Thursday, November 18, 2010

Making every possible mistake

My mum is an expert at giving me gifts. I suppose it has something to do with me being a clone of her, which makes gift giving infinitely easier. This year, she got me a psychic reading for my birthday. She went with since it is no fun to talk about your destiny by yourself, obviously.

I told this man nothing. Not a single thing about where I live, who I am, or what I wanted to know about. I could tell he was disappointed to have nothing to work with. But, i thought it would add to his credibility or lack thereof after the the fact so i kept my lips sealed.

Turns out, i'm not all that bad off. Saturn has flown the coop which means things should start looking up (though I can expect another rough patch around age 50...dammit!) I can expect to meet my life partner on a sidewalk outside a restaurant or bar...shouldn't be a problem as I do that sort of thing almost daily. Timestamp hazy, however.

Two things of note:

1. I am a psychological gypsy with a boredom problem who violently changes direction in life, sometimes without notice. This came as no surprise to me. Here's the cool part... We all have spirit guides that help us navigate the tricky waters of life. They don't always help you do the right thing, but they look after you lest you totally botch up your whole existence. Usually you get yours early on and they are yours to keep for life. I mean, they invest in you and stay by your side like a German Shepard or an STD that can't be treated with antibiotics. Not mine. Because I change everything up so completely every now and again, I require different spirit guides at different times. I chuck mine and get new ones with all my different life stages. This is quite unusual, according to Mr. Psychic. Right now, I'm stuck with Arthur, a pony-tailed intellectual, who "helps" me over-analyze and question things. Thanks dude, you're coming in really fucking handy. Poo!

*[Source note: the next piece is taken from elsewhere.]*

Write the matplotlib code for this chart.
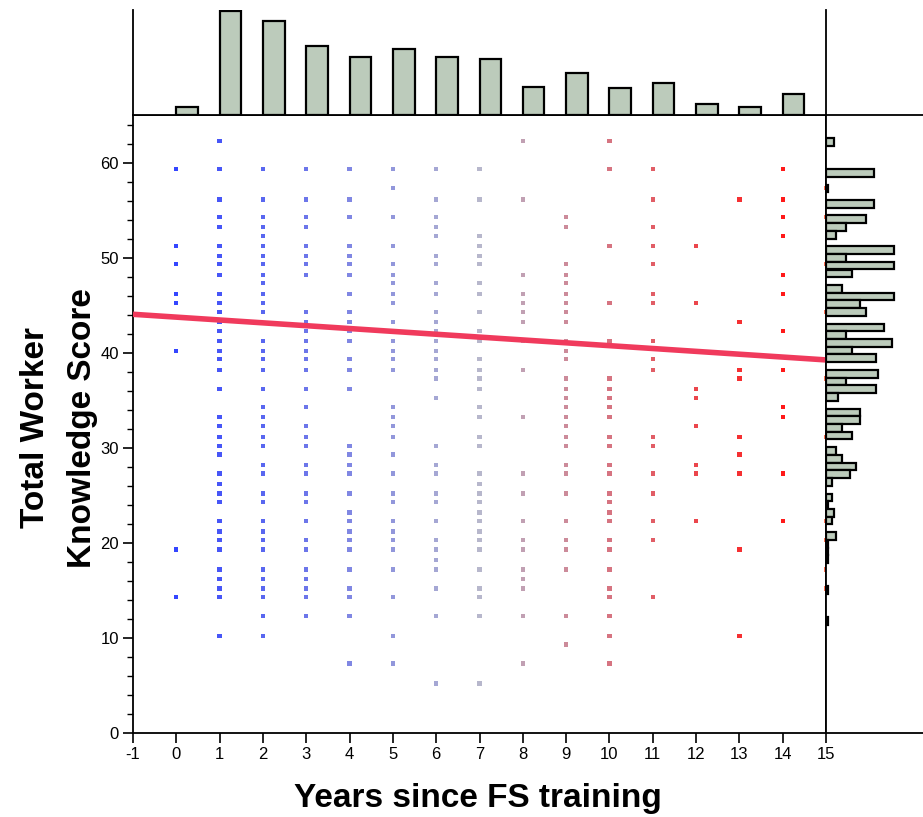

2. You've met those people who just exude wisdom and experience, even at a young age. They have that look that says they've seen things others haven't and know things others don't. When they look dazed, it doesn't come off as lost and confused. It looks contemplative. I am not one of those people. I am a new soul. Lacking in wisdom, sophistication, and patience, I am attempting to take this universe by storm and cram in several lifetimes during my Earthly stay. I imagine the psychic was trying to come up with an inoffensive way of saying soul-wise, I'm a bratty teenage idiot who thinks they know everything. Luckily, I have the motivation to get it all done in a hurry so that i'm an old soul faster than other baby-souls. It isn't a competition or anything...I just want to know it all as soon as possible so I'm devouring experiences like Ms. PacMan. Hooray!

I have to say, I was impressed by the psychic's expertise. Still not sure i believe he could see my future but if he could get all that from a handshake, a wrinkled t-shirt, cowboy boots, and a hangover, he's doing pretty well in my book.

New Soul by Yael Naïm

Monday, November 15, 2010

To Get To You

Getting around in Austin, TX is a nightmare. Transportation in this city is so epically mismanaged and poorly planned that it has caused me to become enraged and borderline dangerous on numerous occasions. It is no wonder Texas has such a high rate of drunk driving.

First, the traffic is impossible. On the way to work, i zip straight there in 10 mins flat. The way home, on the other hand, is a painful, soulless stop and go that can be up to 60 mins of pure mind-numbing torture.

Parking is an effort in futility that usually leads to homicidal fantasies.

You cannot get a cab to save your life. I had an easier time snagging a cab in DC during the Obama inauguration in the freezing rain. Hailing a cab is out of the question. You must call to be picked up. There is a single cab company with 1 or 2 phone lines, likely manned by an unambitious, bong-hitting high school kid. These alleged phone lines are often disconnected and go straight to what sounds like a third-world country's IRS helpline. If you do manage to get through, the person on the other end usually hangs up before you can get your address noted. It is infuriating.

If, by some miracle of the universe, you do find yourself in a cab, the driver is invariably grouchy and rude. These men clearly need to get laid, which may be possible if they didn't refer to their unlucky significant others as "my old lady" and have permanent scowls on their miserable little faces. I promise...because of the rare treat of riding in a cab I am overly polite and kind to these people (without effect).

Walking, my preferred method, is possible. However, you frequently have to jump fences, scale cement walls, or cross interstates to do so. Walking in 110 degree heat isn't the most fun ever. Also, Texas is big. I mean, really really effing big. For that reason, you can walk miles and still only be to the next intersection.

The only mode of getting from A to B I have discovered is to fling yourself on to the cargo train that passes over Barton Springs occasionally and then fling yourself off the moving train nearer your destination. Hobo-ism is evidently the most reliable transportation.

These Old Shoes by Deer Tick

Friday, November 5, 2010

Nighttime, A Love Story

I stayed up too late last night and it hurts today. It's just that I love nighttime so much I don't want to miss even a little bit of it. My 9 to 5 bullies my true love like a jealous boyfriend. It is unnecessary.

Night has all the qualities I like best: cool, dark, rowdy, reliable. I could go on and on. And right now, i'm wanting it...bad.